* start *
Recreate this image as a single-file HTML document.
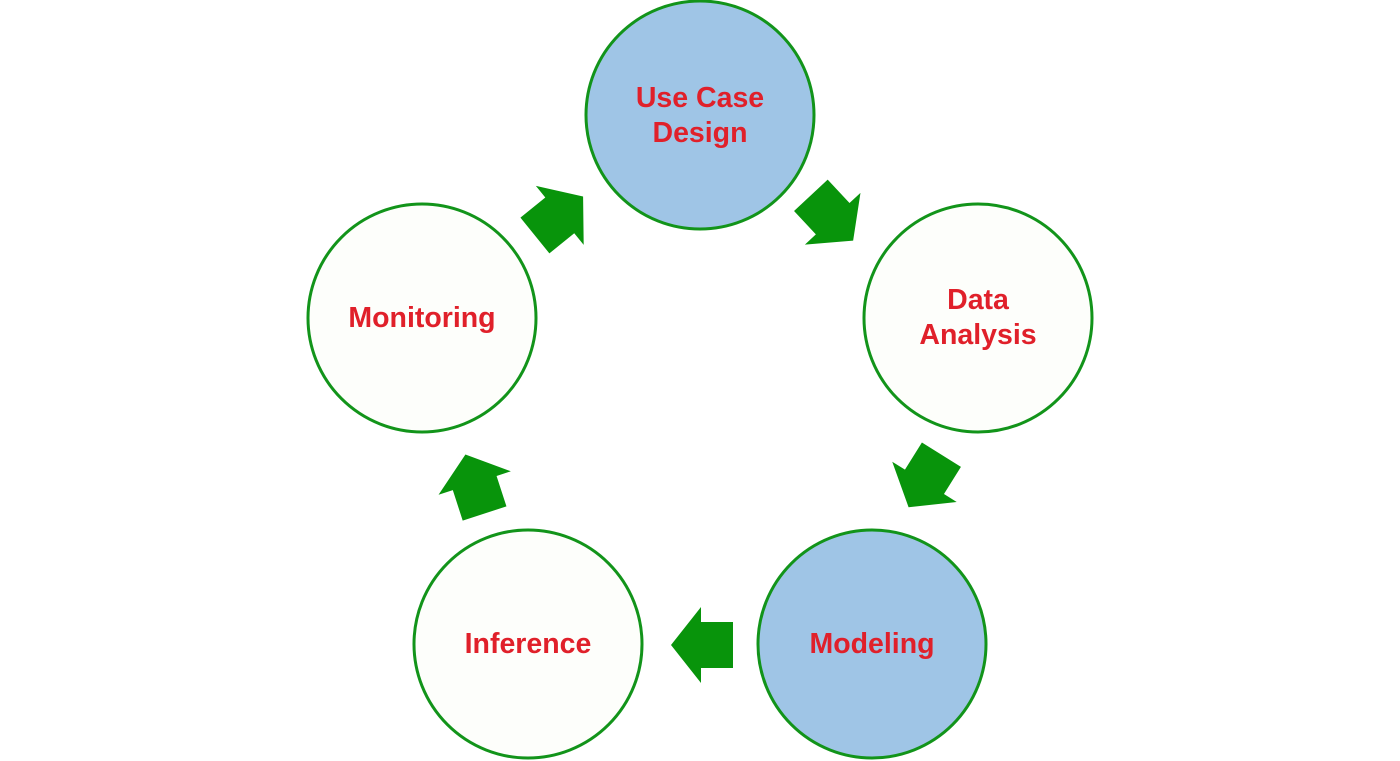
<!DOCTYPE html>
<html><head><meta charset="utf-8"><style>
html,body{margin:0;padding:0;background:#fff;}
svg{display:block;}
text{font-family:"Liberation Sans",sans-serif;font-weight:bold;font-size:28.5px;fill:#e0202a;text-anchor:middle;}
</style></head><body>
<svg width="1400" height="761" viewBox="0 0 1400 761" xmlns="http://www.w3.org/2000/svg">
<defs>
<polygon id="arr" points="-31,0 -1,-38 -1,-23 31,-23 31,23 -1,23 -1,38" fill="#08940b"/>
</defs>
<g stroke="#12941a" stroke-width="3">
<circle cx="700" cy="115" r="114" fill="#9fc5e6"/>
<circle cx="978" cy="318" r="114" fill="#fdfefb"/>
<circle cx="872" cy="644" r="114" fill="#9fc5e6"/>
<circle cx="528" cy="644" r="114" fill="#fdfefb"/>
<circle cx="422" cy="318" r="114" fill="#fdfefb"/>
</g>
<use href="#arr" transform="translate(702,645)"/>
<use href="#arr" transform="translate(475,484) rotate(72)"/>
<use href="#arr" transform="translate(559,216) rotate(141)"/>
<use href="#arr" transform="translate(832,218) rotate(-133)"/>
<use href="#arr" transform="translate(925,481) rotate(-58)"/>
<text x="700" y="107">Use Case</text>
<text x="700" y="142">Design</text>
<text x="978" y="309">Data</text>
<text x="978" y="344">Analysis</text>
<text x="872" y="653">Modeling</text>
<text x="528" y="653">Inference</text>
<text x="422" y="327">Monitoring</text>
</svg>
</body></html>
* end *
WRITTEN REQUEST |
Transcribe all the lines above exactly, apart from the pictures.

SOLUTION FOR THIS TASK |
Recreate this image as a single-file HTML document.
<!DOCTYPE html>
<html><head><meta charset="utf-8"><style>
html,body{margin:0;padding:0;background:#fff;}
svg{display:block;}
text{font-family:"Liberation Sans",sans-serif;font-weight:bold;font-size:28.5px;fill:#e0202a;text-anchor:middle;}
</style></head><body>
<svg width="1400" height="761" viewBox="0 0 1400 761" xmlns="http://www.w3.org/2000/svg">
<defs>
<polygon id="arr" points="-31,0 -1,-38 -1,-23 31,-23 31,23 -1,23 -1,38" fill="#08940b"/>
</defs>
<g stroke="#12941a" stroke-width="3">
<circle cx="700" cy="115" r="114" fill="#9fc5e6"/>
<circle cx="978" cy="318" r="114" fill="#fdfefb"/>
<circle cx="872" cy="644" r="114" fill="#9fc5e6"/>
<circle cx="528" cy="644" r="114" fill="#fdfefb"/>
<circle cx="422" cy="318" r="114" fill="#fdfefb"/>
</g>
<use href="#arr" transform="translate(702,645)"/>
<use href="#arr" transform="translate(475,484) rotate(72)"/>
<use href="#arr" transform="translate(559,216) rotate(141)"/>
<use href="#arr" transform="translate(832,218) rotate(-133)"/>
<use href="#arr" transform="translate(925,481) rotate(-58)"/>
<text x="700" y="107">Use Case</text>
<text x="700" y="142">Design</text>
<text x="978" y="309">Data</text>
<text x="978" y="344">Analysis</text>
<text x="872" y="653">Modeling</text>
<text x="528" y="653">Inference</text>
<text x="422" y="327">Monitoring</text>
</svg>
</body></html>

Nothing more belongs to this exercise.